Divine inspiration also came from a meeting with Father Emanuel Youkhana, a Christian minister who works in Dohuk in Iraq to bring Christians, Muslims and Yazidis together.
Mark said: “To see his energy and enthusiasm for what we were doing was a massive inspiration.
“That was at the end of Run 12, the St Ninian run, when I was at my most tired.
“To have that intervention made a really big difference.”
That particular run had loomed large in Mark’s mind; it was the equivalent of running three marathons each day for seven days.
Remarkably, though, he only lost one day to ill-health throughout the year.
“I’ve learned that your body can adapt to whatever is thrown at it,” said Mark.
“I wasn’t sure if I’d be able to make it to the end of that run but when I hobbled over the finish line, that’s when I knew I could do it.”
The darkest day of the challenge was undoubtedly in June during the St Columba run from Inchcolm Abbey to Iona Abbey.
“It was one of the most interesting runs in terms of scenery, with just about every landscape Scotland has to offer,” he said.
“There was a long, unsupported section just north of Oban. I was feeling great but, within ten minutes, a niggle turned into barely being able to walk.
“I had to find a couple of sticks from the woods to use as shin splints.”
However, it was an earlier, shorter run – St Cuthbert’s in March – which cost Mark a full day and also taught him a very valuable lesson.
“I wanted to run from Melrose to Lindisfarne, where I planned to stay overnight, but I had to be there for a certain time due to the tide restrictions.
“I got lost early on and was chasing my tail for the rest of the day. I started pushing really hard and ended up lost in the hills for 40 minutes, with no water, torchlight or phone charge.
“I rushed checkpoints and didn’t take the time to check my kit properly.
“I was dehydrated, didn’t stay on Lindisfarne and lost a whole day because of it.
“It taught me a very good lesson – that I couldn’t do it alone and that these runs were pilgrimages, not races.
“I had my tail between my legs the next couple of days but the reception at Durham Cathedral reminded me of what I was doing and why.”
Mark enjoyed a similar reception at the Forth Bridges, where supporters and family joined forces to cheer him on before he reached the finish line in St Andrews on November 16.
The following day, he addressed parishioners in St Leonard’s Church.
It was the perfect place to end Running Home as St Andrews was once such a centre of pilgrimage.
Mark took a breather to enjoy Christmas and New Year but has a busy 2020 planned.
He added: “I’m heading to Iraq in the spring to see how the money is being spent.
“I also plan to revisit some of the places and people I met this year, by car though!
“I passed through a lot of villages that were torched in the Highland Clearances.
“People were forced out of their homes, and in some cases country, so there’s a sense of solidarity there with today’s refugees.

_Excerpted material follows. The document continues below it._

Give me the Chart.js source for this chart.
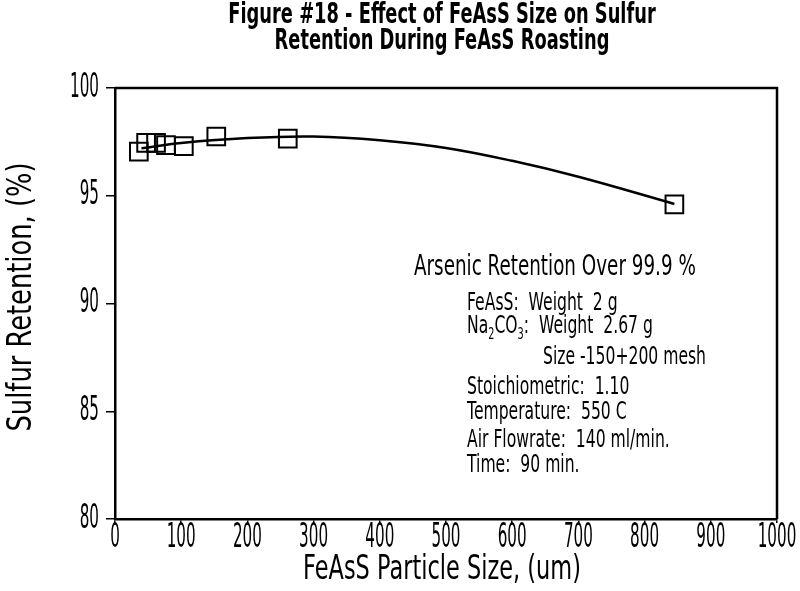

“I was conscious of not being able to spend much time in places where I got a great deal of support.
“So I’m hoping to revisit some of those communities, combining storytelling and traditional folk music to consolidate the friendships I made this year.”
Karen is not keen for Mark to pull his running shoes back on too soon, but he will be taking on the York Marathon in October.
Visit www.runninghome2019.co.uk/giveto find out more about Mark’s 14 ultramarathons or donate funds.
Embracing people around the world
Embrace the Middle East is a Christian charity with more than 160 years experience helping people of all faiths and none to free themselves from a life of poverty and injustice.
It has worked with and supported Christian communities on a number of life-changing projects in Turkey, Syria, Egypt, the Balkans, Lebanon, Israel, Palestine and Cyprus. Currently, it supports communities in northern Iraq, Israel, Palestine, Lebanon, Egypt and Syria.
Mark said: “Our focus is enabling people to rebuild their livelihoods. We do that by offering skills training in everything from computer skills to bee keeping. That one struck me as odd but it turns out everyone loves honey!
“Embrace the Middle East also supports intercommunal peace building. The charity is led by local partners and shows how changes, big and small, can make a difference.”
While many Iraqi citizens have chosen not to return to their homeland, Embrace is there to help those who do.
Mark added: “Their homes and agricultural land have been damaged. Our focus is future-proofing their ability to stay in their communities.
“We’re not an NGO which is there for a short-term fix – we are there for the long term.”
As well as working for Embrace the Middle East three days a week, Mark is an honorary fellow at Aberdeen University and has also taught social sciences at Stirling and Durham Universities.